NCAA Tail Wagging the Dog of Learning

As learning opportunities for students are expanding, the NCAA is playing academic czar, deciding which courses count towards NCAA eligibility – and those that don’t.
How does it work, then, that the most difficult high school course our son has ever taken doesn’t even count in the NCAA’s eyes, but his easiest classes do? Why is the NCAA determining not only what courses “count,” but also how instruction is delivered?
Course approval emphasizes input over outcome. The answer to the first question is simple and unfortunate. The NCAA cares more about inputs (venue and teaching model) than the outputs (student learning outcomes).
In the instance of our son’s online language course, despite the rigor in learning process and outcome, it didn’t “count” because the venue was online and there wasn’t enough live teacher contact. In other words, the inputs weren’t good enough for the NCAA, so he will need to use other courses – those he takes in our local brick and mortar high school – to fulfill his NCAA eligibility requirements.
With the NCAA’s misplaced emphasis on time, place and process (inputs) in an era when the education sector is moving to a competency focus (outcomes), online course providers – and their students – suffer most. Because of certain requirements, online and other nontraditional courses are often not approved while classes taken in a traditional setting fare much better in the NCAA process.
This would be somewhat analogous to a non-athletic focused governing body determining that, for intercollegiate competitions, the winners should be based on coaching style and facility instead of who wins the game. As Tom Vander Ark pointed out in it’s not within NCAA’s jurisdiction – and should be left to state boards of education, legislatures, accreditation agencies and other educational authorities.
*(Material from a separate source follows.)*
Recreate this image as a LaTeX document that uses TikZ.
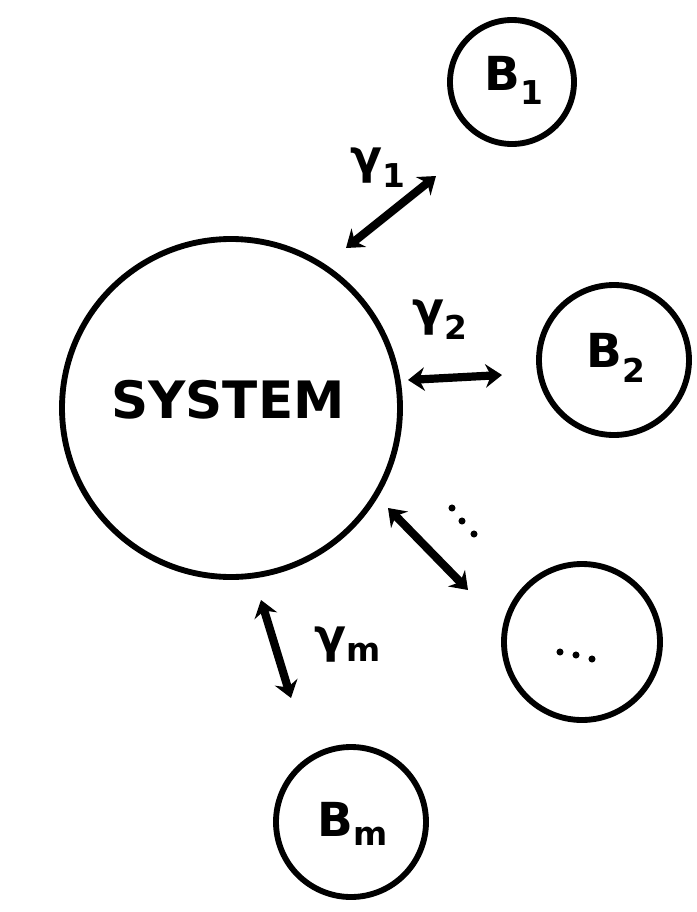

The narrow course approval standards used by the NCAA limit school choice options for students and parents. While the intent may be to protect against academic fraud, it punishes willing and eager students seeking to develop skills and goes against the NCAA’s goals – to “safeguard the well-being of student athletes and equip them with skills…”
Tail wagging the dog of learning. Regarding the second question about instructional delivery, a ripple effect of the NCAA’s emphasis is that the NCAA is not just determining the courses students can take, but also influencing how the courses students can take are being taught and assessed.
Again, our son’s direct experience in online course brought this to life for me. During a recent conversation with his teacher, she began her response to a question with, “Well, due to the NCAA, we have had a change in our policies…” She went on to describe how instructors are no longer allowed to provide alternative assessments or allow students to retake any objective test.
Sure, I’m concerned about the assessment practice when it’s normal to have multiple ways for students to demonstrate their learning. However, what bothered me most was that the NCAA is at the forefront of the teacher’s mind as she thinks about instruction. I don’t fault her, but feel for her. Let teachers teach. I didn’t go into this conversation asking about the NCAA, I went into it wanting to know more about the various ways he’d demonstrate his learning.
So, while this year our son is taking his course through a different online provider and will count for NCAA eligibility, the pedagogy used is being unduly influenced by the NCAA nontraditional approval process.
NCAA should focus on what it does best. The NCAA should stick its domain of athletics and working to support the well-being of student-athletes by doing things they say they do such as creating the framework of rules for fair and safe competition. I appreciate that part of their work.
Having served as an NCAA coach, a high school administrator, and now a parent, I want to support development of scholar-athletes as much as anyone. So yes, there should be academic standards, but they should be governed by bodies focused on academics, not athletics.
That way, students can access the myriad course opportunities available to them and partake in learning experiences influenced more by their future goals and their teachers than an athletics governing body.
In the long-term, the well-being of students, and their ability to pursue the choices that will help them best achieve their academic and athletic goals will be better served. Students deserve that.
As NCAA student-athletes tell us, “Most of us go pro in something other than sports.”